Ysterhout Dot Net
I took the results back to the machinist, who suggested opening the flash hole in the bushing slightly. I also suggested cutting the pocket a few thou deeper so I could seat the primers below flush.
Gen 2 of the bushings included the Winchester Large Rifle Magnum primers, and a test of the White River Large Rifle Magnum primers.
To avoid hang fires and misfires, I decided to put a fast burning pistol powder at the bottom of the case, then top it up with the BMG powder. I used a start load of BMG powder, and 4.5% by weight of that is the priming charge.
Conceptually, putting a fine ball powder underneath a coarse extruded powder would facilitate the finer power to migrate through the stack of coarse extruded powder, and that may affect ignition, so I figured some paper between the two layers would do.
I searched for chemicals to impregnate paper and make it burn quicker, and came across a ready made version called magician's paper.
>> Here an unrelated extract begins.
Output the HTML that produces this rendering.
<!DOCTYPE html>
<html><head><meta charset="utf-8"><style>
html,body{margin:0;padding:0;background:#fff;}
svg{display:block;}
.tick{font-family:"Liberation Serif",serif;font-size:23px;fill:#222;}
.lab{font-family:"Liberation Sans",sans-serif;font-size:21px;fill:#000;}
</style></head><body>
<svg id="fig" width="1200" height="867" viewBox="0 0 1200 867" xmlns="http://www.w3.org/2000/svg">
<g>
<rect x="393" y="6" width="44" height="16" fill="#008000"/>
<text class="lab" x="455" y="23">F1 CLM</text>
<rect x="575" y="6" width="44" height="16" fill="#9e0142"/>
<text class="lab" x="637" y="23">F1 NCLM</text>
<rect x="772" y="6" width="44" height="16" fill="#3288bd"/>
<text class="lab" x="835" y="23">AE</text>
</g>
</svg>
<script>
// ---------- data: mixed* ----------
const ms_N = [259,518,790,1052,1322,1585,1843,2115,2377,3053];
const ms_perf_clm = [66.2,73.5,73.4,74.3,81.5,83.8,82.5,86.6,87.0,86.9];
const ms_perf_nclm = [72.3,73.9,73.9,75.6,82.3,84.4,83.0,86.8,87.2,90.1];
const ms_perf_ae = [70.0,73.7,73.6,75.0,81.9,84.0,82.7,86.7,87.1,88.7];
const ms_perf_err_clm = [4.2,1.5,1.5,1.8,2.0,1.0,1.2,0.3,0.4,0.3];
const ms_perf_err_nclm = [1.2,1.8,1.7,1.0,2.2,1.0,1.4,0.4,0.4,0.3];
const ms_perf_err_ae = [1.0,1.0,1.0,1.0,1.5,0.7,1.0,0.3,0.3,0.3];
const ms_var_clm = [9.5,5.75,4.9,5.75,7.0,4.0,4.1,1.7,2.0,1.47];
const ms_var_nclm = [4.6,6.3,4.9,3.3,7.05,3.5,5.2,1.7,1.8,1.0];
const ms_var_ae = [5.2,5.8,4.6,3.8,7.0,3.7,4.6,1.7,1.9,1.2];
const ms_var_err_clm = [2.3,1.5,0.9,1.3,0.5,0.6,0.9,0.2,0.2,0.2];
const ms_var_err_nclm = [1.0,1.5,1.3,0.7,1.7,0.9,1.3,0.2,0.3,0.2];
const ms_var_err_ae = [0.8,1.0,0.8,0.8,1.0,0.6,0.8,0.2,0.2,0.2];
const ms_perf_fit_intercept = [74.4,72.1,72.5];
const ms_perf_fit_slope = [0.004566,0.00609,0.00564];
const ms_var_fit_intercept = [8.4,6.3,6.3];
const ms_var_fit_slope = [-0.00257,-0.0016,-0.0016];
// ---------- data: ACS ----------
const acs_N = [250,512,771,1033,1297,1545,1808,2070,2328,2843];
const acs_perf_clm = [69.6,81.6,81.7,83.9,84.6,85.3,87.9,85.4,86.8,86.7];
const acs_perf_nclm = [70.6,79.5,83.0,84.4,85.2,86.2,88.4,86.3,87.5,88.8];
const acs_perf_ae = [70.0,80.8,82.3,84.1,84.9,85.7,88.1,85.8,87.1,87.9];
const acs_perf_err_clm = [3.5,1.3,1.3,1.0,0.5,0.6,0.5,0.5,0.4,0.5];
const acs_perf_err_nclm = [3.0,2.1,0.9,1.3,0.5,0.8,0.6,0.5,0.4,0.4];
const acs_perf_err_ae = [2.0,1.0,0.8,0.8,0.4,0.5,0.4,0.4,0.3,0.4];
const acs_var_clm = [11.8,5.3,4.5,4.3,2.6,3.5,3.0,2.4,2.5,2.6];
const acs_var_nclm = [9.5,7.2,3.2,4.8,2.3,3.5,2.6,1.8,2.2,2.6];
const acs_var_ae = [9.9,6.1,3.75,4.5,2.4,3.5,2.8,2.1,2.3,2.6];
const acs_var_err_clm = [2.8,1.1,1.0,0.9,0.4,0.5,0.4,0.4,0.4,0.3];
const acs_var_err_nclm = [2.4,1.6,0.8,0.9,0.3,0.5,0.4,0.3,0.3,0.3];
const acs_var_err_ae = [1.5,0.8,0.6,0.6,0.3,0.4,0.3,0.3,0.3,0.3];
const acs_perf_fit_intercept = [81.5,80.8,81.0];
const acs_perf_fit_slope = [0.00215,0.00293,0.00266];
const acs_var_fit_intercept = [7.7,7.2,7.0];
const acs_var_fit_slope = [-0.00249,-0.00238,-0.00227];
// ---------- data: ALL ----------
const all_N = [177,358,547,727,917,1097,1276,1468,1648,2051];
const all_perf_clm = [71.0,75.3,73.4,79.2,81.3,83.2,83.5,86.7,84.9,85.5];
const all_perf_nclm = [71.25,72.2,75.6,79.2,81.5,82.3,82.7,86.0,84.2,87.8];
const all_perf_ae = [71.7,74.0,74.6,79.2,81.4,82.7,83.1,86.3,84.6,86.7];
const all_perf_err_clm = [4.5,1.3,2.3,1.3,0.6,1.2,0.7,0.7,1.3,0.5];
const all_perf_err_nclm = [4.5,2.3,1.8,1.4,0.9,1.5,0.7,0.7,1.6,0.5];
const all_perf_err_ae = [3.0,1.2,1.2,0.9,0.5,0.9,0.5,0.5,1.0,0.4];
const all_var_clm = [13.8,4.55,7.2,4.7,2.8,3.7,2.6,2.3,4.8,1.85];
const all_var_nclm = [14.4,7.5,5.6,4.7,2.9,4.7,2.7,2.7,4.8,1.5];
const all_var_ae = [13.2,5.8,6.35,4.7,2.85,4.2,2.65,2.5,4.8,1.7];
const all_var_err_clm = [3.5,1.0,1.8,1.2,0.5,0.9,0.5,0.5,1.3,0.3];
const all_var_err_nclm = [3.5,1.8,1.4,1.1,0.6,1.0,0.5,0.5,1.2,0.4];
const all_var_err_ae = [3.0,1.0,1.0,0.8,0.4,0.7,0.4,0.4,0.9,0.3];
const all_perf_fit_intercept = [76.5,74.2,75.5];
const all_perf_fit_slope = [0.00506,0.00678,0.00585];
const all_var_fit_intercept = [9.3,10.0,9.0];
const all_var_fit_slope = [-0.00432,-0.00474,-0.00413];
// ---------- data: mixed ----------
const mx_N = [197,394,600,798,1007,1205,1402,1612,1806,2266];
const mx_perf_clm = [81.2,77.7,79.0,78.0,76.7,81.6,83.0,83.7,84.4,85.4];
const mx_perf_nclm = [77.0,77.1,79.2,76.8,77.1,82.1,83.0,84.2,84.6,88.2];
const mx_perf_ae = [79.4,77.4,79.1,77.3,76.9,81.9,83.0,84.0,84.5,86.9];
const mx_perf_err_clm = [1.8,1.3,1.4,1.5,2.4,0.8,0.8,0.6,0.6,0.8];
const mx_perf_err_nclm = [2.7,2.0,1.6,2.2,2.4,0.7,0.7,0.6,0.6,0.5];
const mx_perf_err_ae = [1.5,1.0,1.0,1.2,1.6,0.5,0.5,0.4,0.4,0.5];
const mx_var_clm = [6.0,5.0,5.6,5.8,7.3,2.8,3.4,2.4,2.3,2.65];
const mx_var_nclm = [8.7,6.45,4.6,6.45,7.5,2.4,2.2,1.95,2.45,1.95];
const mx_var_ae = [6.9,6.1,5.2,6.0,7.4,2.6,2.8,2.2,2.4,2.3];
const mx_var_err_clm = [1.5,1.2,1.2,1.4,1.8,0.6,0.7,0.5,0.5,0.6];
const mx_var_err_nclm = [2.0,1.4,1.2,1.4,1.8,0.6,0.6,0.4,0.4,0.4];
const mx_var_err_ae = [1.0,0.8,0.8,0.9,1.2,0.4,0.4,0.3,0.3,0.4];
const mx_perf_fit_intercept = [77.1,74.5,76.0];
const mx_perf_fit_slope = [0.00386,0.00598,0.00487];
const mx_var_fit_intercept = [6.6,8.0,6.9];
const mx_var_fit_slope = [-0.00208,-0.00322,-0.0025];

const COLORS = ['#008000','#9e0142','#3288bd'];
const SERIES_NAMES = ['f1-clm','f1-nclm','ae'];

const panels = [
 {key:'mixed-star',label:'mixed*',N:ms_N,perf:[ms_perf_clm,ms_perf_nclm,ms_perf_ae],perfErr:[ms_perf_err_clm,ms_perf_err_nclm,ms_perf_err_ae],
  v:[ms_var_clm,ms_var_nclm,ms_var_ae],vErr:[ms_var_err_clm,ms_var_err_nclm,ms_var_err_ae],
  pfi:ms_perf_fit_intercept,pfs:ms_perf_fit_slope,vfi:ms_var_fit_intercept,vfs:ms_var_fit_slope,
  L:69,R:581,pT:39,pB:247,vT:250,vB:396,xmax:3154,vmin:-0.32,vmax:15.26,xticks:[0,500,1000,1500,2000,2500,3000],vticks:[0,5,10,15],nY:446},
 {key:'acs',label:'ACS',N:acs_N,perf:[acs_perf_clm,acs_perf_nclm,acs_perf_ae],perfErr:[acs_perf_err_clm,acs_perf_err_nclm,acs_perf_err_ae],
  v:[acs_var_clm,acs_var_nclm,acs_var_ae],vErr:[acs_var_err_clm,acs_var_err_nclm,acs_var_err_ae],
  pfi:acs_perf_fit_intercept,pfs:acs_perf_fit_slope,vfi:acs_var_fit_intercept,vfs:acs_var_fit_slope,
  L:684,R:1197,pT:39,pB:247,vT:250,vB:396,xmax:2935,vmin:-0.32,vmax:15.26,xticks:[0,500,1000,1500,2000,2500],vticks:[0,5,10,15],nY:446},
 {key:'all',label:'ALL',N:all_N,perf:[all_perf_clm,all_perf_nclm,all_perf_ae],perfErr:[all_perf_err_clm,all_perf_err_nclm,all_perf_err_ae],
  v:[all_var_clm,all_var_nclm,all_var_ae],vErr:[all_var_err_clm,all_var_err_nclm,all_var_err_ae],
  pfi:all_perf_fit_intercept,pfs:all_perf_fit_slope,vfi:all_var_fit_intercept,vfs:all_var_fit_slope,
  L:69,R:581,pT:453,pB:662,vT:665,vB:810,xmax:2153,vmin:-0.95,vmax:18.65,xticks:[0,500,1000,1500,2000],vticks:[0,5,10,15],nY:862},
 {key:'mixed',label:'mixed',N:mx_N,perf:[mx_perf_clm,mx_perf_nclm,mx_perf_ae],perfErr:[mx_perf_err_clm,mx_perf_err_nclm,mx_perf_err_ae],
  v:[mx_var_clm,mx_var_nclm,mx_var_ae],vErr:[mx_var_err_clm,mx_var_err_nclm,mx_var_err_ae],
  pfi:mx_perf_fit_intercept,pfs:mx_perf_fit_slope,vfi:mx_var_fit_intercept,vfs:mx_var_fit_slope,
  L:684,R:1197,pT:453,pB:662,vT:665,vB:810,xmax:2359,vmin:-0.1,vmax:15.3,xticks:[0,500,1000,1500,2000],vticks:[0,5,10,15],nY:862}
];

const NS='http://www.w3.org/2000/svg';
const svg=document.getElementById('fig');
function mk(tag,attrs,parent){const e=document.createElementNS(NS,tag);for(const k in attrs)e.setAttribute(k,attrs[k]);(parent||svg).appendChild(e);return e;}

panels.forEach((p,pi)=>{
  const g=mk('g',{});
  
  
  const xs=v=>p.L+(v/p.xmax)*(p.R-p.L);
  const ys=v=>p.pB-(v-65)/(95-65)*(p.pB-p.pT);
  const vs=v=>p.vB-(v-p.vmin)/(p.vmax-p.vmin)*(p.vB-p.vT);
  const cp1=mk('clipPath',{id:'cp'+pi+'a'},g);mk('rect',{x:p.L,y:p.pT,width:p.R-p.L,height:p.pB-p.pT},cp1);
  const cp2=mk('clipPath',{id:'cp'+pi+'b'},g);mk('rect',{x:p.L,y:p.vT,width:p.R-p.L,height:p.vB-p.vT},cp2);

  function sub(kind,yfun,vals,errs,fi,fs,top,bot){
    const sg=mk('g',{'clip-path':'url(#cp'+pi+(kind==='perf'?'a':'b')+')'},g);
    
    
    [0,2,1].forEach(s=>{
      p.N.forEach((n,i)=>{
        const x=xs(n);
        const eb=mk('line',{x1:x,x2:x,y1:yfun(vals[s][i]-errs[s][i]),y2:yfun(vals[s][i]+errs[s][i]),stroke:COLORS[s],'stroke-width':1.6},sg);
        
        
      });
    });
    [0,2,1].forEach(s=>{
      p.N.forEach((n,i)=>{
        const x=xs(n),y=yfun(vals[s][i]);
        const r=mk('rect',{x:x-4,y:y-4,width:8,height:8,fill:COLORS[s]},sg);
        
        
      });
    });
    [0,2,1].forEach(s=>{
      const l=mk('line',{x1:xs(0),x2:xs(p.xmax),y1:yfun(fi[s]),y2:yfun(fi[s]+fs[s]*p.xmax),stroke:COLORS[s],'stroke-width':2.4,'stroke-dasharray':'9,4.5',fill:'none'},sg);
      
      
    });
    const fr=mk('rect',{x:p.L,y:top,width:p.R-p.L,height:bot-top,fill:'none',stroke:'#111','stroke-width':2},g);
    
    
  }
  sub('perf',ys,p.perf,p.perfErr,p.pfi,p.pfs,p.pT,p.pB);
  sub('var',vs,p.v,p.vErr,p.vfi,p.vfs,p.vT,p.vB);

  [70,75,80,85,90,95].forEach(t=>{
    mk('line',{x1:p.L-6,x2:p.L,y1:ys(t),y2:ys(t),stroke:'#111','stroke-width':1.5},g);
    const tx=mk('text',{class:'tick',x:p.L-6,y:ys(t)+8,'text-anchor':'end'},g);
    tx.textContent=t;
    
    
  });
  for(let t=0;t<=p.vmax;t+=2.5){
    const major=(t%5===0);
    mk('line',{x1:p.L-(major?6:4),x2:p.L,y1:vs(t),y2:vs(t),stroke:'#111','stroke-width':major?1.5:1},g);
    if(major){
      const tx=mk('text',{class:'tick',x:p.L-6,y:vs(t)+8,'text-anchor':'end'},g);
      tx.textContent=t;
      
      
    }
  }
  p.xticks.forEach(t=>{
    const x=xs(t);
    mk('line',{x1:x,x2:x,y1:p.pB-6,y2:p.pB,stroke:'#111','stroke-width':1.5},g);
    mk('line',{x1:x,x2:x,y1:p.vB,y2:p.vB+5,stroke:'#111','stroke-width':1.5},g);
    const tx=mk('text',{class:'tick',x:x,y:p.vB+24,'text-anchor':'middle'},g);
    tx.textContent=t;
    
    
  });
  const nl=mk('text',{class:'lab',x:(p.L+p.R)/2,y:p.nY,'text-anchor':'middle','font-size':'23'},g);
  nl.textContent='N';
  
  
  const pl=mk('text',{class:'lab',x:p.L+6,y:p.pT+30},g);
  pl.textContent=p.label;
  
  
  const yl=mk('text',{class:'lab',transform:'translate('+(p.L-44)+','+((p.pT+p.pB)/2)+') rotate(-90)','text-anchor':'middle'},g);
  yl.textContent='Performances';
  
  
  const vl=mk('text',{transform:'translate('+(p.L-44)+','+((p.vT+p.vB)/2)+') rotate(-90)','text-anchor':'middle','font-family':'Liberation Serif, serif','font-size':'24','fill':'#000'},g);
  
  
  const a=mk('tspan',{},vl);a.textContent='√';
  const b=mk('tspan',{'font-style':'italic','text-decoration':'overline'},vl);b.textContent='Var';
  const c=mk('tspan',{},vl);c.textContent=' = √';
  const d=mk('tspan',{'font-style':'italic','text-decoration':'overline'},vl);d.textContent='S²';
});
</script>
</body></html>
I bought several sheets, and a 20mm diameter hole punch.
I punched a circle of paper, inserted it into the case above the pistol powder, and topped up with Somchem B12.7 . Two grains of dacron held the powder column in place under the seated bullet, so nothing in the case could move around.
I also did some checking on the relative mass of primer compound present in various Large Rifle Magnum primers compared to the CCI 35. A large Rifle magnum primer provides the same energy to the load as several grains of rifle powder. A CCI 35 contains roughly 3x the quantity of primer compound than a large rifle magnum primer. 3 x 3 is nine, as a rough basis for the quantity of pistol powder that would be needed to compensate for the lower weight of priming compound in large rifle primers compared to CCI 35's.
I tested four rounds with CCI 35 primers with a charge of B12.7, and four rounds with each of Winchester and White River large rifle mangum primer using a duplex load of S121 plus the same charge of B12.7 as in the CCI35 primed cases. The duplex load is a small quantity of pistol powder in the bottom of the case, seperated from the main powder by a disc of nitrate paper. 2 grains of dacron are needed before seating the bullet to keep the powder column in place so the powder cannot move around.